A block of data:
>>>

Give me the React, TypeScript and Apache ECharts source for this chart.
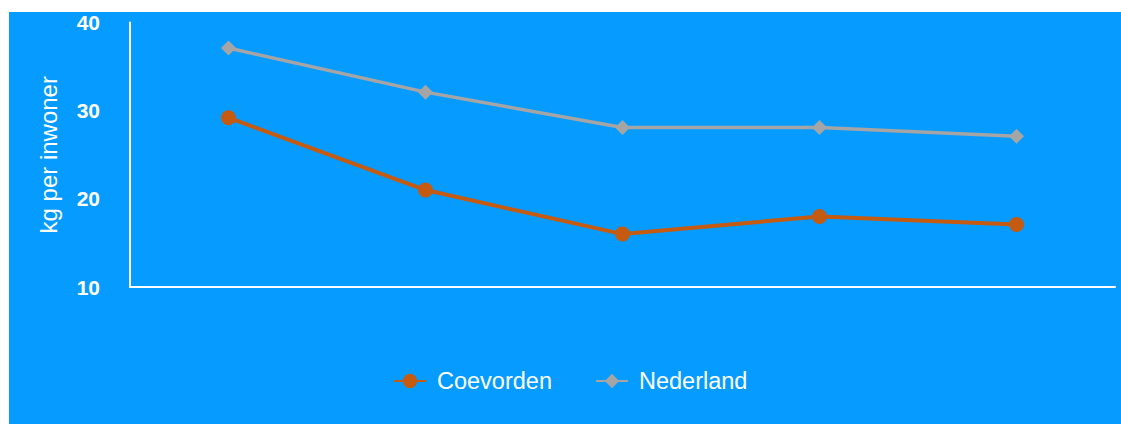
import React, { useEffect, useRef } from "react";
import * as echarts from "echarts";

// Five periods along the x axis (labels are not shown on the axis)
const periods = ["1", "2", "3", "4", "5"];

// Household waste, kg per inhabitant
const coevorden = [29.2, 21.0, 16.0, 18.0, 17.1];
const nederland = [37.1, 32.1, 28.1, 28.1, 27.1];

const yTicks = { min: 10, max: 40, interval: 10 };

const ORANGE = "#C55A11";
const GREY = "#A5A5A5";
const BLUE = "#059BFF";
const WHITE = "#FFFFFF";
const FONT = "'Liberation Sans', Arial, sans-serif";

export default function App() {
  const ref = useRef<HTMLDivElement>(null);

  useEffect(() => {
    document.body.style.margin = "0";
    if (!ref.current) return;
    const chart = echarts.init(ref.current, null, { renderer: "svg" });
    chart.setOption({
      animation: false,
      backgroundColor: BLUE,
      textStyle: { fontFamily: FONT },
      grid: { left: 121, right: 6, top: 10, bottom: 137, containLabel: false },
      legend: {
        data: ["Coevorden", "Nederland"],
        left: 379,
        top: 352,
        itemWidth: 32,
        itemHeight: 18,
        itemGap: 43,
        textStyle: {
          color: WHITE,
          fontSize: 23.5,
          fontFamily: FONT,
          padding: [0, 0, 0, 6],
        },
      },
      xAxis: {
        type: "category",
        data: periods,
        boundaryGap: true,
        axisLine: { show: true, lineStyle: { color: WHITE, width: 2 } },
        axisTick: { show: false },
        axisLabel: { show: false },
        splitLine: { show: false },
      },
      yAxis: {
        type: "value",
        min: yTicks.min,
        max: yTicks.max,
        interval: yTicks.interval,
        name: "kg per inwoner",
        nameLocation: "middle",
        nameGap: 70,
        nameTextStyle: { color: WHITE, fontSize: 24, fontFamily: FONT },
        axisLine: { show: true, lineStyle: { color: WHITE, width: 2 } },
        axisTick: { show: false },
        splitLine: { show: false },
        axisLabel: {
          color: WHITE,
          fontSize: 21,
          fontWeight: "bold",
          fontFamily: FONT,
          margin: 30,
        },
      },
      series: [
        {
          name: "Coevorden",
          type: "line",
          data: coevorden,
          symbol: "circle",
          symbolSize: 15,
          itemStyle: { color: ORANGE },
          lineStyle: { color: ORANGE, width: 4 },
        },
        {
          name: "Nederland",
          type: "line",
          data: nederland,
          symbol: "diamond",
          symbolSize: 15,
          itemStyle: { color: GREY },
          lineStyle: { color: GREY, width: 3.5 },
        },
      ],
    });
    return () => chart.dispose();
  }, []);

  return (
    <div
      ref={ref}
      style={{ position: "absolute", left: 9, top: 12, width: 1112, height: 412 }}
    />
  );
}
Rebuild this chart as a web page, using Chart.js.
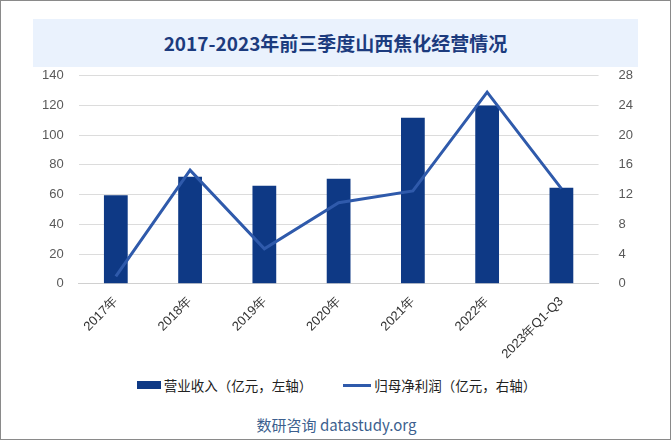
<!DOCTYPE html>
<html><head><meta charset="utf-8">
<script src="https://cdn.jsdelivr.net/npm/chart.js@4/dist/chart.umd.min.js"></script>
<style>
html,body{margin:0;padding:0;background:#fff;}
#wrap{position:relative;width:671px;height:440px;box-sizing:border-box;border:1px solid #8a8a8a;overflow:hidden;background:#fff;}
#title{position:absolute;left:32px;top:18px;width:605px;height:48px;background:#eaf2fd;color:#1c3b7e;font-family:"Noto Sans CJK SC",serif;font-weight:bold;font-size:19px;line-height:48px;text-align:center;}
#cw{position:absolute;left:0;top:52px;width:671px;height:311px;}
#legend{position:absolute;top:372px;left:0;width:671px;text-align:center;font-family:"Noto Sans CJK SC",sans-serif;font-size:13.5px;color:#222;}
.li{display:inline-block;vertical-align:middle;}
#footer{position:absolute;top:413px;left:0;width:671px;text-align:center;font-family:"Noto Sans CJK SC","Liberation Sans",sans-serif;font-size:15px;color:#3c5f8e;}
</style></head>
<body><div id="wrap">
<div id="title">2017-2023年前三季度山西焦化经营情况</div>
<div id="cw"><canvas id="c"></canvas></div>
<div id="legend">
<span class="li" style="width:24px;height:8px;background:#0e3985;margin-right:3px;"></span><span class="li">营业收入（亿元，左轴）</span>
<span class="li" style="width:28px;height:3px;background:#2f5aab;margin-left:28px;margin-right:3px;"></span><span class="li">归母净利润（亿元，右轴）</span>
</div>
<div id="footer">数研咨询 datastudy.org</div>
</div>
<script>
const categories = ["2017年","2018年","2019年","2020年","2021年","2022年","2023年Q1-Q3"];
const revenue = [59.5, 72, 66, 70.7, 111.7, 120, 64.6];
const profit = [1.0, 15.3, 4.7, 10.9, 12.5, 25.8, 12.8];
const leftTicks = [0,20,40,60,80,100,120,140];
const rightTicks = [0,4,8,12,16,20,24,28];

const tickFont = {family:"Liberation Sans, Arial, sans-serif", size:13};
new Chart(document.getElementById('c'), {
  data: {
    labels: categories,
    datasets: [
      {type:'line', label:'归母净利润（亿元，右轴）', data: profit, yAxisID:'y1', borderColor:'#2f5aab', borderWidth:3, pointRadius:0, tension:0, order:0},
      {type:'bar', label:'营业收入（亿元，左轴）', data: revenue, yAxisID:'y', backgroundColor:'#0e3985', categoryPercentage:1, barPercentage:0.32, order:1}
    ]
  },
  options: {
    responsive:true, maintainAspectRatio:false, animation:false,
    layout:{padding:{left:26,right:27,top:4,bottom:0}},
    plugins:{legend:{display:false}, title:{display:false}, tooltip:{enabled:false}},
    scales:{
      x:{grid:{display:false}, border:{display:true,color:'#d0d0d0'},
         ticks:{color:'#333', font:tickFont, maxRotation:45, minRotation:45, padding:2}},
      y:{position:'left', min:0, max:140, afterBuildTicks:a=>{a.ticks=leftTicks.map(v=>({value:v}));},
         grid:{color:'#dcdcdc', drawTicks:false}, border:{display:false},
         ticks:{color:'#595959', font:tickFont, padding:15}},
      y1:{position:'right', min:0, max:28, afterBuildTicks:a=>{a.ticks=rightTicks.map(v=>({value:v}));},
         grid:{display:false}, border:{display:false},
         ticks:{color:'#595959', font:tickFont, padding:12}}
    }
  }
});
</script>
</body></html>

<<<

Some lines of the data above may hold the word "this"; report how many do, and nothing else.

* [Completed task]: 2